Artful received large weight concessions from almost her entire field (both Ort Wells and Beldame had 125 pounds), but that field was a stellar one, and she had defeated it effortlessly. Second-place Ort Wells, a four-year-old, had won the 1904 Lawrence Realization, then a race comparable in importance to the Belmont Stakes, and was coming off a win in the one-mile Brighton Mile three days earlier. Beldame, also a four-year-old, had been reckoned the best horse of any age racing in 1904; while she was not the dominating racer she had been at three, she did win the 1905 Suburban Handicap under 123 pounds, the most ever carried to victory by a female in that historic event. And bringing up the rear of the seven-horse field was Delhi, the 1904 Belmont Stakes winner and victor in the 1905 Brooklyn Handicap.


Unfortunately, the race was Artful’s last as she went unsound and never recovered well enough to run again. She finished her career having won six of her eight starts, with both defeats being second-place finishes to stablemates who had been declared to win.

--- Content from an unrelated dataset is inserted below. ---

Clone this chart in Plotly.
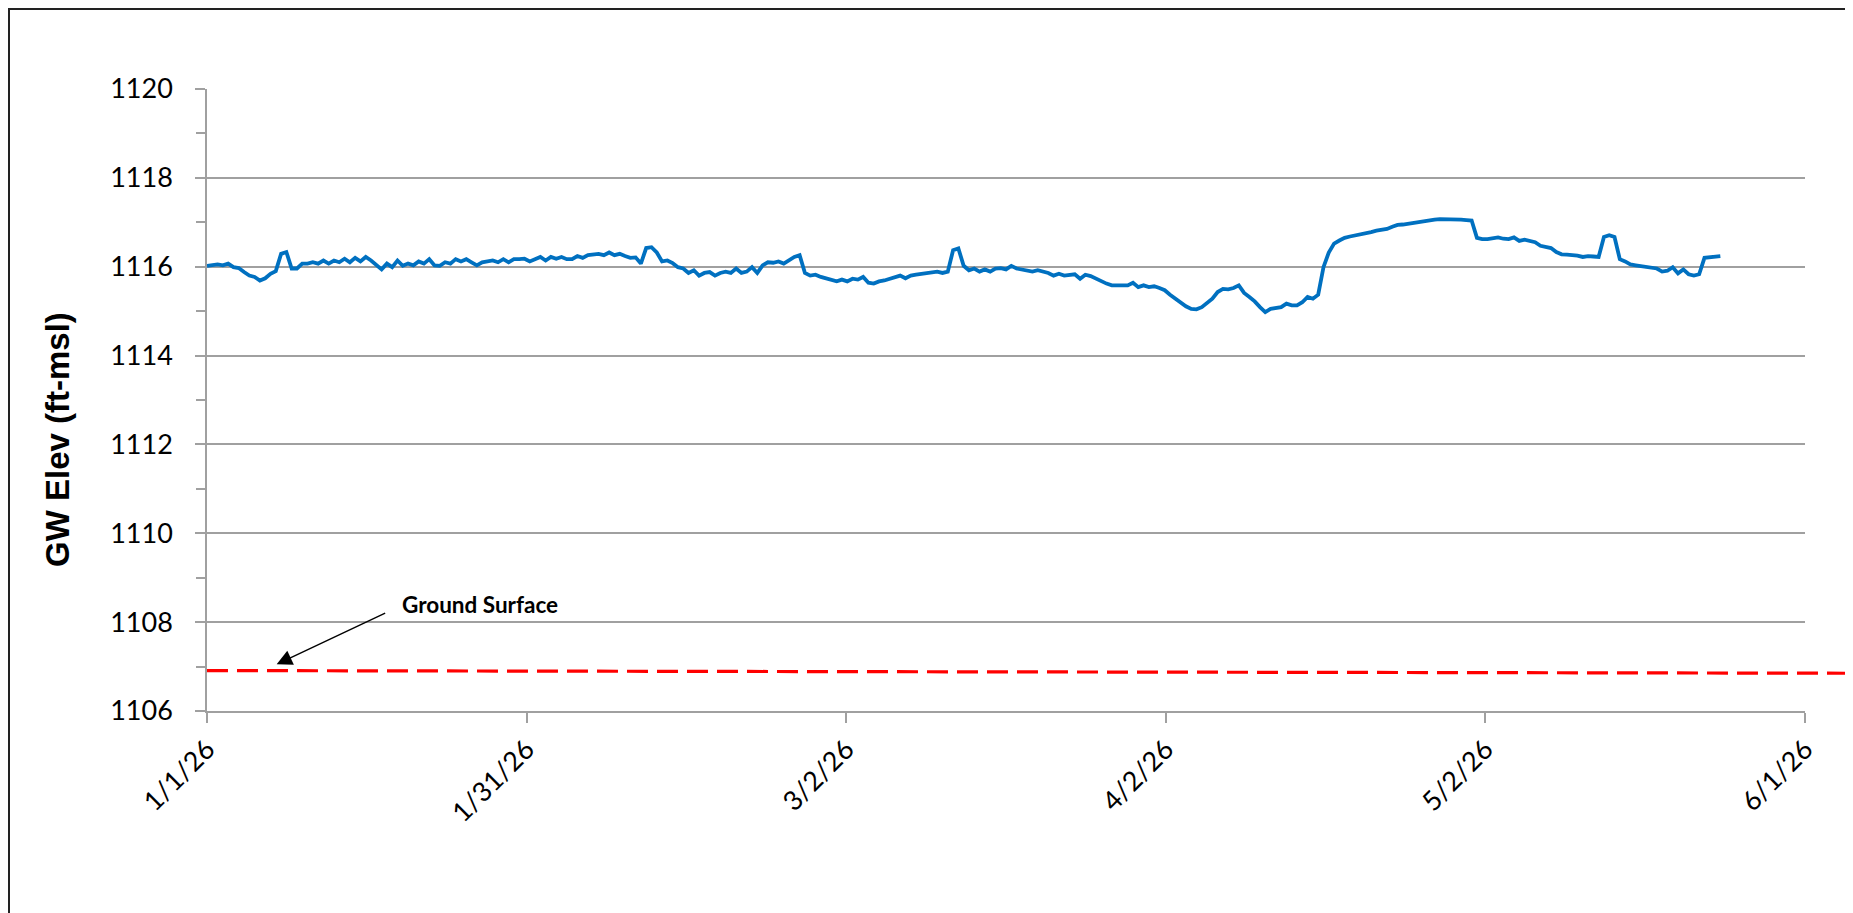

Her total career earnings came to $81,125, so she more than earned her purchase price back for Harry Payne Whitney.


Sent to Whitney’s Brookdale Stud in New Jersey at the conclusion of her racing career, Artful bred three winners from four foals before being sent to England in 1913. She was barren thereafter although she was bred every year through 1925. Nonetheless, she has at least one very good modern descendant from her direct female line in 1982 Canadian champion three-year-old male Runaway Groom, who has been a useful stallion.


Artful was inducted into the National Museum of Racing’s Hall of Fame in 1956.